> [Stated problem]:
Transcribe all of the material below word for word and leave out its pictures.

--- start ---

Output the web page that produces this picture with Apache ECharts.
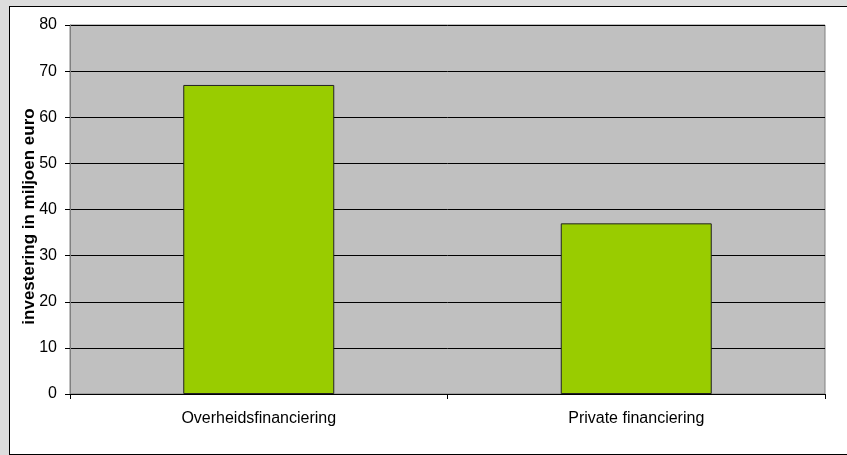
<!DOCTYPE html>
<html>
<head>
<meta charset="utf-8">
<script src="https://cdn.jsdelivr.net/npm/echarts@6/dist/echarts.min.js"></script>
<style>
  html, body { margin: 0; padding: 0; background: #dddddd; }
  #frame { position: absolute; left: 9px; top: 6px; width: 845px; height: 447px;
           background: #ffffff; border: 1px solid #000000; }
  #chart { position: absolute; left: 0; top: 0; width: 847px; height: 455px; }
</style>
</head>
<body>
<div id="frame"></div>
<div id="chart"></div>
<script>
const categories = ['Overheidsfinanciering', 'Private financiering'];
const investment = [67, 37];
const yTicks = [0, 10, 20, 30, 40, 50, 60, 70, 80];

const chart = echarts.init(document.getElementById('chart'), null, { renderer: 'canvas' });
const font = 'Liberation Sans, Arial, sans-serif';

chart.setOption({
  backgroundColor: 'transparent',
  animation: false,
  grid: {
    left: 70, right: 22, top: 25, bottom: 61,
    show: true, backgroundColor: '#c0c0c0', borderColor: '#808080', borderWidth: 1
  },
  xAxis: {
    type: 'category',
    data: categories,
    axisLine: { show: true, lineStyle: { color: '#000000', width: 1 } },
    axisTick: { show: true, alignWithLabel: false, length: 5, lineStyle: { color: '#000000' } },
    axisLabel: { color: '#000000', fontFamily: font, fontSize: 16, margin: 17 }
  },
  yAxis: {
    type: 'value',
    min: yTicks[0], max: yTicks[yTicks.length - 1], interval: 10,
    name: 'investering in miljoen euro',
    nameLocation: 'middle',
    nameGap: 32,
    nameMoveOverlap: false,
    nameTextStyle: {
      color: '#000000', fontFamily: font, fontSize: 17, fontWeight: 'bold',
      padding: [0, 14, 0, 0]
    },
    axisLine: { show: true, lineStyle: { color: '#808080', width: 1 } },
    axisTick: { show: true, length: 5, lineStyle: { color: '#000000' } },
    axisLabel: { color: '#000000', fontFamily: font, fontSize: 16, margin: 13 },
    splitLine: { show: true, lineStyle: { color: '#000000', width: 1 } }
  },
  series: [{
    type: 'bar',
    data: investment,
    barWidth: '40%',
    itemStyle: { color: '#99cc00', borderColor: '#222222', borderWidth: 1 }
  }]
});
</script>
</body>
</html>
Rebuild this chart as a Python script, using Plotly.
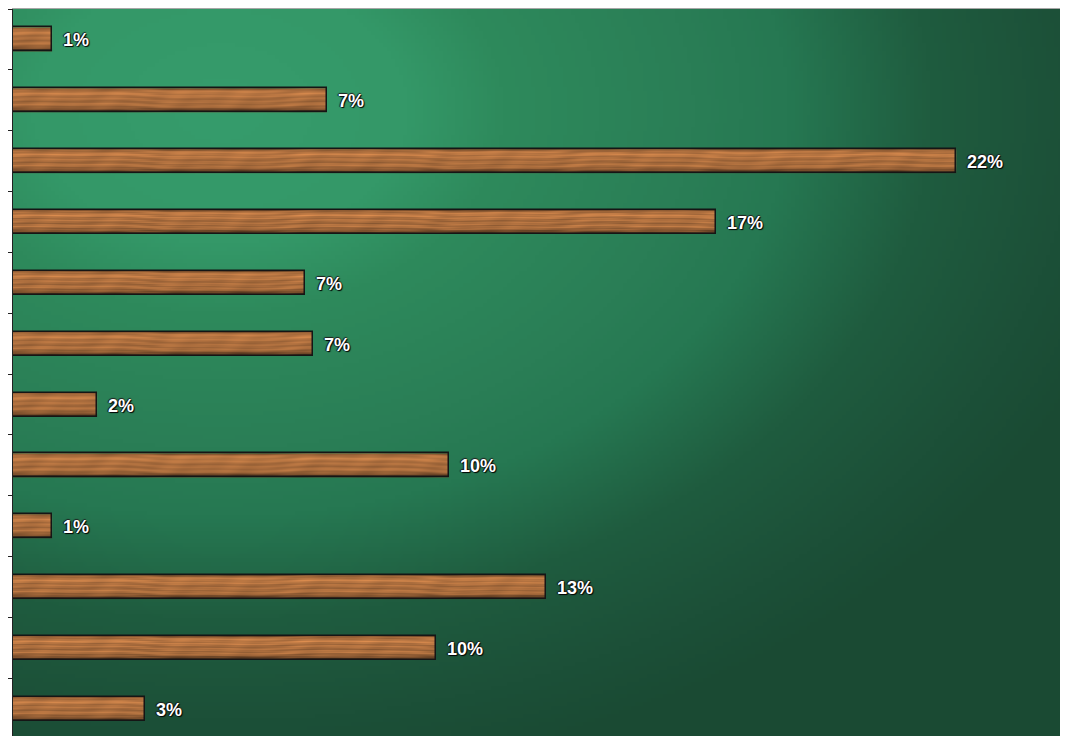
import base64
import struct
import zlib

import numpy as np
import plotly.graph_objects as go

# ---- data (percent shares, top to bottom) ----
categories = [f"Item {i + 1}" for i in range(12)]
values = [0.92, 7.39, 22.2, 16.54, 6.87, 7.06, 1.98, 10.26, 0.92, 12.54, 9.95, 3.1]
labels = [f"{v:.0f}%" for v in values]
positions = list(range(len(values)))

W, H = 1068, 728
ML, MT = 5, 1
BAR_W = 0.395


def png_uri(arr):
    arr = np.clip(arr, 0, 255).astype(np.uint8)
    h, w, _ = arr.shape
    raw = b"".join(b"\x00" + arr[i].tobytes() for i in range(h))

    def chunk(t, d):
        c = struct.pack(">I", len(d)) + t + d
        return c + struct.pack(">I", zlib.crc32(t + d) & 0xFFFFFFFF)

    png = (b"\x89PNG\r\n\x1a\n"
           + chunk(b"IHDR", struct.pack(">IIBBBBB", w, h, 8, 2, 0, 0, 0))
           + chunk(b"IDAT", zlib.compress(raw, 9))
           + chunk(b"IEND", b""))
    return "data:image/png;base64," + base64.b64encode(png).decode()


# ---- background gradient (style only), in screen pixel space ----
PW, PH = 1063, 727
gw, gh = 266, 182
sx = 13 + (np.arange(gw) + 0.5) / gw * PW
sy = 9 + (np.arange(gh) + 0.5) / gh * PH
X, Y = np.meshgrid(sx, sy)
t = np.sqrt(((X - 220) / 950) ** 2 + ((Y - 110) / 680) ** 2)
stops_t = [0.0, 0.2, 0.3, 0.5, 0.6, 0.75, 0.9, 1.0, 2.0]
stops_c = [(54, 156, 108), (52, 152, 104), (46, 138, 92), (42, 126, 86),
           (38, 120, 82), (31, 92, 63), (28, 80, 56), (26, 74, 51), (26, 74, 51)]
bg = np.zeros((gh, gw, 3))
for k in range(3):
    bg[..., k] = np.interp(t, stops_t, [c[k] for c in stops_c])
bg_uri = png_uri(bg)

# ---- wood texture (style only), native bar pixel scale ----
th, tw = 24, 960
v = (np.arange(th) / (th - 1))[:, None]
xp = np.arange(tw)[None, :].astype(float)
prof = np.interp(v, [0, 0.06, 0.2, 0.35, 0.55, 0.7, 0.82, 0.9, 1.0],
                 [0.48, 0.68, 0.76, 0.69, 0.65, 0.69, 0.60, 0.46, 0.30])
s1 = np.sin(2 * np.pi * (v * 4.5 + 0.35 * np.sin(2 * np.pi * xp / 270)
                         + 0.12 * np.sin(2 * np.pi * xp / 95 + 0.7)))
s2 = np.sin(2 * np.pi * (v * 10 + 0.25 * np.sin(2 * np.pi * xp / 160 + 1.3)))
s3 = np.sin(2 * np.pi * xp / 41 + v * 5) * np.sin(2 * np.pi * xp / 133 + 0.4)
b = prof + 0.055 * s1 + 0.035 * s2 + 0.03 * s3
wood = np.stack([255 * b * 1.0, 255 * b * 0.64, 255 * b * 0.36], axis=-1)
wood_uri = png_uri(wood)

images = [dict(source=bg_uri, xref="paper", yref="paper", x=0, y=1,
               sizex=1, sizey=1, xanchor="left", yanchor="top",
               sizing="stretch", layer="below")]
for p, val in zip(positions, values):
    images.append(dict(source=wood_uri, xref="x", yref="y", x=0, y=p,
                       sizex=val, sizey=BAR_W, xanchor="left", yanchor="middle",
                       sizing="fill", layer="below"))

fig = go.Figure()
fig.add_trace(go.Bar(
    x=values, y=positions, orientation="h", width=BAR_W,
    customdata=categories, hovertemplate="%{customdata}: %{x}%<extra></extra>",
    marker=dict(color="rgba(0,0,0,0)", line=dict(color="#151515", width=1.5)),
))

annotations = []
for p, val, lab in zip(positions, values, labels):
    annotations.append(dict(
        x=val, y=p, xref="x", yref="y", text=lab, showarrow=False,
        xanchor="left", yanchor="middle", xshift=9, yshift=-1,
        font=dict(family="Liberation Sans, Arial, sans-serif", size=18,
                  color="white", weight="bold",
                  shadow="1px 1px 1px #000, -1px 0px 1px #111, 0px -1px 1px #222"),
    ))

fig.update_layout(
    width=W, height=H, autosize=False,
    margin=dict(l=ML, r=0, t=MT, b=0, pad=0),
    paper_bgcolor="white", plot_bgcolor="rgba(0,0,0,0)",
    showlegend=False, bargap=0,
    images=images, annotations=annotations,
    xaxis=dict(range=[0, 25.02], side="top", showline=True, linecolor="#a6a6a6",
               linewidth=2, showgrid=False, zeroline=False, showticklabels=False,
               ticks=""),
    yaxis=dict(range=[11.447, -0.5], tickvals=[i - 0.5 for i in range(13)],
               ticks="outside", ticklen=5, tickcolor="#222", tickwidth=1,
               showticklabels=False, showline=True, linecolor="#222",
               linewidth=1, showgrid=False, zeroline=False),
)

fig.write_html("out.html")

--- end ---

> [Solution to this problem]:
Output the web page that produces this picture with Apache ECharts.
<!DOCTYPE html>
<html>
<head>
<meta charset="utf-8">
<script src="https://cdn.jsdelivr.net/npm/echarts@6/dist/echarts.min.js"></script>
<style>
  html, body { margin: 0; padding: 0; background: #dddddd; }
  #frame { position: absolute; left: 9px; top: 6px; width: 845px; height: 447px;
           background: #ffffff; border: 1px solid #000000; }
  #chart { position: absolute; left: 0; top: 0; width: 847px; height: 455px; }
</style>
</head>
<body>
<div id="frame"></div>
<div id="chart"></div>
<script>
const categories = ['Overheidsfinanciering', 'Private financiering'];
const investment = [67, 37];
const yTicks = [0, 10, 20, 30, 40, 50, 60, 70, 80];

const chart = echarts.init(document.getElementById('chart'), null, { renderer: 'canvas' });
const font = 'Liberation Sans, Arial, sans-serif';

chart.setOption({
  backgroundColor: 'transparent',
  animation: false,
  grid: {
    left: 70, right: 22, top: 25, bottom: 61,
    show: true, backgroundColor: '#c0c0c0', borderColor: '#808080', borderWidth: 1
  },
  xAxis: {
    type: 'category',
    data: categories,
    axisLine: { show: true, lineStyle: { color: '#000000', width: 1 } },
    axisTick: { show: true, alignWithLabel: false, length: 5, lineStyle: { color: '#000000' } },
    axisLabel: { color: '#000000', fontFamily: font, fontSize: 16, margin: 17 }
  },
  yAxis: {
    type: 'value',
    min: yTicks[0], max: yTicks[yTicks.length - 1], interval: 10,
    name: 'investering in miljoen euro',
    nameLocation: 'middle',
    nameGap: 32,
    nameMoveOverlap: false,
    nameTextStyle: {
      color: '#000000', fontFamily: font, fontSize: 17, fontWeight: 'bold',
      padding: [0, 14, 0, 0]
    },
    axisLine: { show: true, lineStyle: { color: '#808080', width: 1 } },
    axisTick: { show: true, length: 5, lineStyle: { color: '#000000' } },
    axisLabel: { color: '#000000', fontFamily: font, fontSize: 16, margin: 13 },
    splitLine: { show: true, lineStyle: { color: '#000000', width: 1 } }
  },
  series: [{
    type: 'bar',
    data: investment,
    barWidth: '40%',
    itemStyle: { color: '#99cc00', borderColor: '#222222', borderWidth: 1 }
  }]
});
</script>
</body>
</html>
Rebuild this chart as a Python script, using Plotly.
import base64
import struct
import zlib

import numpy as np
import plotly.graph_objects as go

# ---- data (percent shares, top to bottom) ----
categories = [f"Item {i + 1}" for i in range(12)]
values = [0.92, 7.39, 22.2, 16.54, 6.87, 7.06, 1.98, 10.26, 0.92, 12.54, 9.95, 3.1]
labels = [f"{v:.0f}%" for v in values]
positions = list(range(len(values)))

W, H = 1068, 728
ML, MT = 5, 1
BAR_W = 0.395


def png_uri(arr):
    arr = np.clip(arr, 0, 255).astype(np.uint8)
    h, w, _ = arr.shape
    raw = b"".join(b"\x00" + arr[i].tobytes() for i in range(h))

    def chunk(t, d):
        c = struct.pack(">I", len(d)) + t + d
        return c + struct.pack(">I", zlib.crc32(t + d) & 0xFFFFFFFF)

    png = (b"\x89PNG\r\n\x1a\n"
           + chunk(b"IHDR", struct.pack(">IIBBBBB", w, h, 8, 2, 0, 0, 0))
           + chunk(b"IDAT", zlib.compress(raw, 9))
           + chunk(b"IEND", b""))
    return "data:image/png;base64," + base64.b64encode(png).decode()


# ---- background gradient (style only), in screen pixel space ----
PW, PH = 1063, 727
gw, gh = 266, 182
sx = 13 + (np.arange(gw) + 0.5) / gw * PW
sy = 9 + (np.arange(gh) + 0.5) / gh * PH
X, Y = np.meshgrid(sx, sy)
t = np.sqrt(((X - 220) / 950) ** 2 + ((Y - 110) / 680) ** 2)
stops_t = [0.0, 0.2, 0.3, 0.5, 0.6, 0.75, 0.9, 1.0, 2.0]
stops_c = [(54, 156, 108), (52, 152, 104), (46, 138, 92), (42, 126, 86),
           (38, 120, 82), (31, 92, 63), (28, 80, 56), (26, 74, 51), (26, 74, 51)]
bg = np.zeros((gh, gw, 3))
for k in range(3):
    bg[..., k] = np.interp(t, stops_t, [c[k] for c in stops_c])
bg_uri = png_uri(bg)

# ---- wood texture (style only), native bar pixel scale ----
th, tw = 24, 960
v = (np.arange(th) / (th - 1))[:, None]
xp = np.arange(tw)[None, :].astype(float)
prof = np.interp(v, [0, 0.06, 0.2, 0.35, 0.55, 0.7, 0.82, 0.9, 1.0],
                 [0.48, 0.68, 0.76, 0.69, 0.65, 0.69, 0.60, 0.46, 0.30])
s1 = np.sin(2 * np.pi * (v * 4.5 + 0.35 * np.sin(2 * np.pi * xp / 270)
                         + 0.12 * np.sin(2 * np.pi * xp / 95 + 0.7)))
s2 = np.sin(2 * np.pi * (v * 10 + 0.25 * np.sin(2 * np.pi * xp / 160 + 1.3)))
s3 = np.sin(2 * np.pi * xp / 41 + v * 5) * np.sin(2 * np.pi * xp / 133 + 0.4)
b = prof + 0.055 * s1 + 0.035 * s2 + 0.03 * s3
wood = np.stack([255 * b * 1.0, 255 * b * 0.64, 255 * b * 0.36], axis=-1)
wood_uri = png_uri(wood)

images = [dict(source=bg_uri, xref="paper", yref="paper", x=0, y=1,
               sizex=1, sizey=1, xanchor="left", yanchor="top",
               sizing="stretch", layer="below")]
for p, val in zip(positions, values):
    images.append(dict(source=wood_uri, xref="x", yref="y", x=0, y=p,
                       sizex=val, sizey=BAR_W, xanchor="left", yanchor="middle",
                       sizing="fill", layer="below"))

fig = go.Figure()
fig.add_trace(go.Bar(
    x=values, y=positions, orientation="h", width=BAR_W,
    customdata=categories, hovertemplate="%{customdata}: %{x}%<extra></extra>",
    marker=dict(color="rgba(0,0,0,0)", line=dict(color="#151515", width=1.5)),
))

annotations = []
for p, val, lab in zip(positions, values, labels):
    annotations.append(dict(
        x=val, y=p, xref="x", yref="y", text=lab, showarrow=False,
        xanchor="left", yanchor="middle", xshift=9, yshift=-1,
        font=dict(family="Liberation Sans, Arial, sans-serif", size=18,
                  color="white", weight="bold",
                  shadow="1px 1px 1px #000, -1px 0px 1px #111, 0px -1px 1px #222"),
    ))

fig.update_layout(
    width=W, height=H, autosize=False,
    margin=dict(l=ML, r=0, t=MT, b=0, pad=0),
    paper_bgcolor="white", plot_bgcolor="rgba(0,0,0,0)",
    showlegend=False, bargap=0,
    images=images, annotations=annotations,
    xaxis=dict(range=[0, 25.02], side="top", showline=True, linecolor="#a6a6a6",
               linewidth=2, showgrid=False, zeroline=False, showticklabels=False,
               ticks=""),
    yaxis=dict(range=[11.447, -0.5], tickvals=[i - 0.5 for i in range(13)],
               ticks="outside", ticklen=5, tickcolor="#222", tickwidth=1,
               showticklabels=False, showline=True, linecolor="#222",
               linewidth=1, showgrid=False, zeroline=False),
)

fig.write_html("out.html")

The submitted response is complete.